--- START SUPPLIED DATA ---
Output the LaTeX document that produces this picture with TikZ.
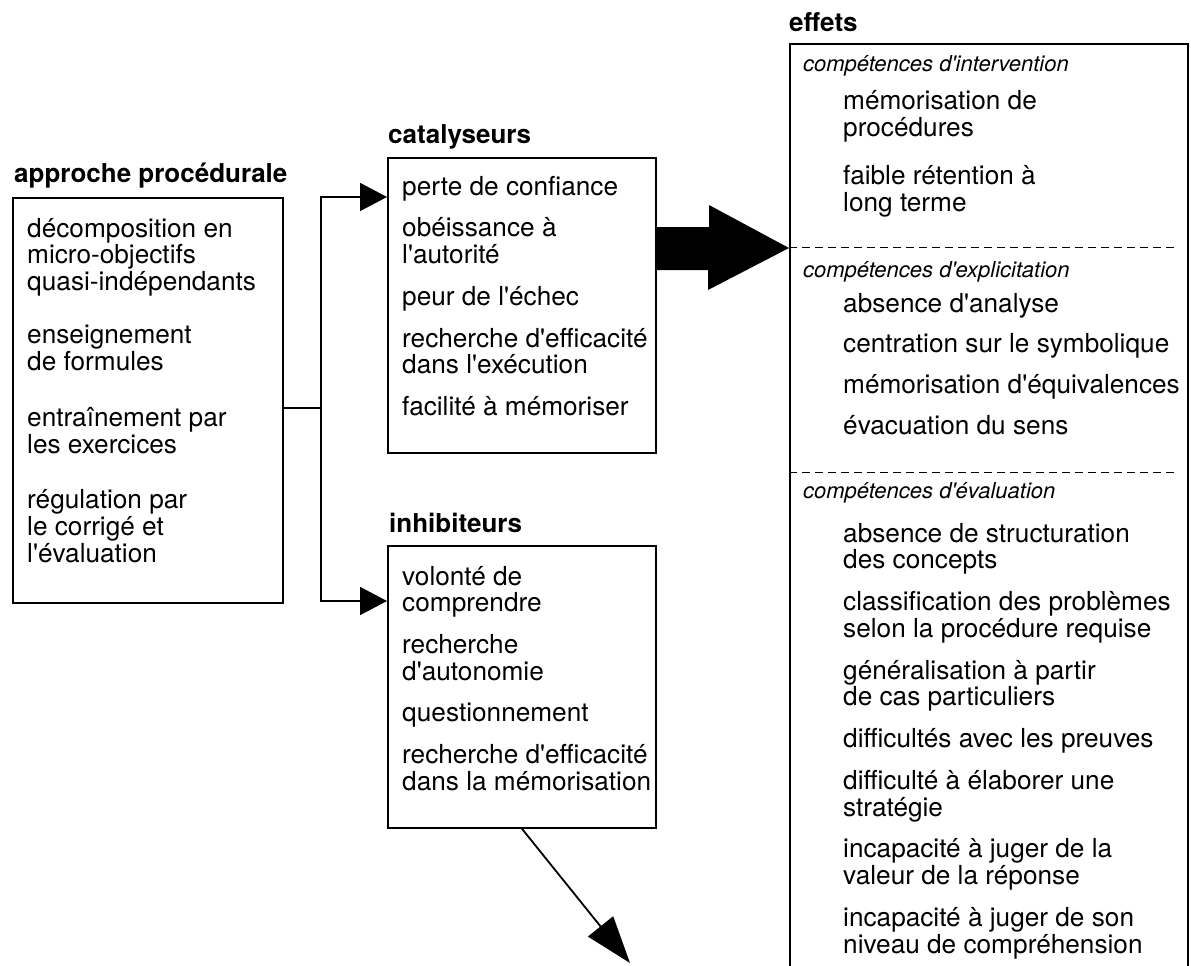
\documentclass[tikz,border=0pt]{standalone}
\usepackage{fontspec}
\setmainfont{TeX Gyre Heros}[Ligatures=TeXOff]
\usetikzlibrary{arrows.meta}

% one list of lines, first baseline on the node's base
\newcommand\itemlist[1]{\begin{tabular}[t]{@{}l@{}}#1\end{tabular}}

\begin{document}
\begin{tikzpicture}[x=1pt,y=-1pt,
  frame/.style={draw, line width=1.8pt, inner sep=0pt, anchor=north west},
  heading/.style={anchor=base west, inner sep=0pt,
    font=\fontsize{26}{26}\selectfont\bfseries},
  body/.style={anchor=base west, inner sep=0pt,
    font=\fontsize{26.2}{25.5}\selectfont},
  subhead/.style={anchor=base west, inner sep=0pt,
    font=\fontsize{22}{22}\selectfont\itshape},
  link/.style={line width=1.8pt},
  smalltip/.style={-{Triangle[length=27pt,width=28pt]}},
  bigtip/.style={-{Triangle[length=47pt,width=32pt]}},
  divider/.style={line width=1pt, dash pattern=on 8pt off 5pt},
]
\useasboundingbox (0,0) rectangle (1191,966);

% ---- boxes ----
\node[frame, minimum width=270pt, minimum height=405pt] (proc) at (12,197) {};
\node[frame, minimum width=268pt, minimum height=295pt] (cat) at (387,157) {};
\node[frame, minimum width=268pt, minimum height=282pt] (inh) at (387,545) {};
\begin{scope}
  \clip (0,0) rectangle (1191,966);
  \node[frame, minimum width=398pt, minimum height=960pt] (eff) at (789,43) {};
\end{scope}

% ---- headings ----
\node[heading] (tproc) at (14,182) {approche procédurale};
\node[heading] (tcat) at (388,143) {catalyseurs};
\node[heading] (tinh) at (389,532) {inhibiteurs};
\node[heading] (teff) at (789,32) {effets};

% ---- approche procédurale ----
\node[body] (lproc) at (27,237) {\itemlist{décomposition en\\ micro-objectifs\\
  quasi-indépendants\\[27pt] enseignement\\ de formules\\[29pt]
  entraînement par\\ les exercices\\[29pt] régulation par\\ le corrigé et\\
  l'évaluation}};

% ---- catalyseurs ----
\node[body] (lcat) at (402,195) {\itemlist{perte de confiance\\[15pt]
  obéissance à\\ l'autorité\\[15pt] peur de l'échec\\[15pt]
  recherche d'efficacité\\ dans l'exécution\\[15pt] facilité à mémoriser}};

% ---- inhibiteurs ----
\node[body] (linh) at (402,585) {\itemlist{volonté de\\ comprendre\\[15pt]
  recherche\\ d'autonomie\\[15pt] questionnement\\[15pt]
  recherche d'efficacité\\ dans la mémorisation}};

% ---- effets ----
\node[subhead] (s1) at (803,71) {compétences d'intervention};
\node[body] (e1) at (843,110) {\itemlist{mémorisation de\\ procédures\\[21pt]
  faible rétention à\\ long terme}};
\node[subhead] (s2) at (803,277) {compétences d'explicitation};
\node[body] (e2) at (843,312) {\itemlist{absence d'analyse\\[14pt]
  centration sur le symbolique\\[14pt] mémorisation d'équivalences\\[14pt]
  évacuation du sens}};
\node[subhead] (s3) at (803,498) {compétences d'évaluation};
\node[body] (e3) at (843,542) {\itemlist{absence de structuration\\ des concepts\\[15pt]
  classification des problèmes\\ selon la procédure requise\\[15pt]
  généralisation à partir\\ de cas particuliers\\[15pt]
  difficultés avec les preuves\\[15pt]
  difficulté à élaborer une\\ stratégie\\[15pt]
  incapacité à juger de la\\ valeur de la réponse\\[15pt]
  incapacité à juger de son\\ niveau de compréhension}};

% section dividers inside the effets box
\draw[divider] ([yshift=-204pt]eff.north west) -- ++(387,0);
\draw[divider] ([yshift=-429pt]eff.north west) -- ++(387,0);

% ---- connectors ----
\coordinate (split) at (321,408);
\draw[link] ([yshift=-211pt]proc.north east) -- (split);
\draw[link, smalltip] (split) |- ([yshift=-40pt]cat.north west);
\draw[link, smalltip] (split) |- ([yshift=-56pt]inh.north west);

% broad arrow from catalyseurs into effets
\coordinate (broadtip) at ([yshift=-205pt]eff.north west);
\fill (broadtip) -- ++(-80,-43) -- ++(0,22) -- (cat.north east |- 0,227)
  -- (cat.north east |- 0,270) -- (708,270) -- (708,290) -- cycle;

% arrow leaving inhibiteurs
\coordinate (away) at (630,963);
\draw[link, bigtip] ([xshift=135pt]inh.south west) -- (away);
\end{tikzpicture}
\end{document}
--- END SUPPLIED DATA ---
**WHAT YOU WILL DO**
Return the material word for word. Pictures are not part of the copy.

**WRITTEN RESPONSE**
Output the LaTeX document that produces this picture with TikZ.
\documentclass[tikz,border=0pt]{standalone}
\usepackage{fontspec}
\setmainfont{TeX Gyre Heros}[Ligatures=TeXOff]
\usetikzlibrary{arrows.meta}

% one list of lines, first baseline on the node's base
\newcommand\itemlist[1]{\begin{tabular}[t]{@{}l@{}}#1\end{tabular}}

\begin{document}
\begin{tikzpicture}[x=1pt,y=-1pt,
  frame/.style={draw, line width=1.8pt, inner sep=0pt, anchor=north west},
  heading/.style={anchor=base west, inner sep=0pt,
    font=\fontsize{26}{26}\selectfont\bfseries},
  body/.style={anchor=base west, inner sep=0pt,
    font=\fontsize{26.2}{25.5}\selectfont},
  subhead/.style={anchor=base west, inner sep=0pt,
    font=\fontsize{22}{22}\selectfont\itshape},
  link/.style={line width=1.8pt},
  smalltip/.style={-{Triangle[length=27pt,width=28pt]}},
  bigtip/.style={-{Triangle[length=47pt,width=32pt]}},
  divider/.style={line width=1pt, dash pattern=on 8pt off 5pt},
]
\useasboundingbox (0,0) rectangle (1191,966);

% ---- boxes ----
\node[frame, minimum width=270pt, minimum height=405pt] (proc) at (12,197) {};
\node[frame, minimum width=268pt, minimum height=295pt] (cat) at (387,157) {};
\node[frame, minimum width=268pt, minimum height=282pt] (inh) at (387,545) {};
\begin{scope}
  \clip (0,0) rectangle (1191,966);
  \node[frame, minimum width=398pt, minimum height=960pt] (eff) at (789,43) {};
\end{scope}

% ---- headings ----
\node[heading] (tproc) at (14,182) {approche procédurale};
\node[heading] (tcat) at (388,143) {catalyseurs};
\node[heading] (tinh) at (389,532) {inhibiteurs};
\node[heading] (teff) at (789,32) {effets};

% ---- approche procédurale ----
\node[body] (lproc) at (27,237) {\itemlist{décomposition en\\ micro-objectifs\\
  quasi-indépendants\\[27pt] enseignement\\ de formules\\[29pt]
  entraînement par\\ les exercices\\[29pt] régulation par\\ le corrigé et\\
  l'évaluation}};

% ---- catalyseurs ----
\node[body] (lcat) at (402,195) {\itemlist{perte de confiance\\[15pt]
  obéissance à\\ l'autorité\\[15pt] peur de l'échec\\[15pt]
  recherche d'efficacité\\ dans l'exécution\\[15pt] facilité à mémoriser}};

% ---- inhibiteurs ----
\node[body] (linh) at (402,585) {\itemlist{volonté de\\ comprendre\\[15pt]
  recherche\\ d'autonomie\\[15pt] questionnement\\[15pt]
  recherche d'efficacité\\ dans la mémorisation}};

% ---- effets ----
\node[subhead] (s1) at (803,71) {compétences d'intervention};
\node[body] (e1) at (843,110) {\itemlist{mémorisation de\\ procédures\\[21pt]
  faible rétention à\\ long terme}};
\node[subhead] (s2) at (803,277) {compétences d'explicitation};
\node[body] (e2) at (843,312) {\itemlist{absence d'analyse\\[14pt]
  centration sur le symbolique\\[14pt] mémorisation d'équivalences\\[14pt]
  évacuation du sens}};
\node[subhead] (s3) at (803,498) {compétences d'évaluation};
\node[body] (e3) at (843,542) {\itemlist{absence de structuration\\ des concepts\\[15pt]
  classification des problèmes\\ selon la procédure requise\\[15pt]
  généralisation à partir\\ de cas particuliers\\[15pt]
  difficultés avec les preuves\\[15pt]
  difficulté à élaborer une\\ stratégie\\[15pt]
  incapacité à juger de la\\ valeur de la réponse\\[15pt]
  incapacité à juger de son\\ niveau de compréhension}};

% section dividers inside the effets box
\draw[divider] ([yshift=-204pt]eff.north west) -- ++(387,0);
\draw[divider] ([yshift=-429pt]eff.north west) -- ++(387,0);

% ---- connectors ----
\coordinate (split) at (321,408);
\draw[link] ([yshift=-211pt]proc.north east) -- (split);
\draw[link, smalltip] (split) |- ([yshift=-40pt]cat.north west);
\draw[link, smalltip] (split) |- ([yshift=-56pt]inh.north west);

% broad arrow from catalyseurs into effets
\coordinate (broadtip) at ([yshift=-205pt]eff.north west);
\fill (broadtip) -- ++(-80,-43) -- ++(0,22) -- (cat.north east |- 0,227)
  -- (cat.north east |- 0,270) -- (708,270) -- (708,290) -- cycle;

% arrow leaving inhibiteurs
\coordinate (away) at (630,963);
\draw[link, bigtip] ([xshift=135pt]inh.south west) -- (away);
\end{tikzpicture}
\end{document}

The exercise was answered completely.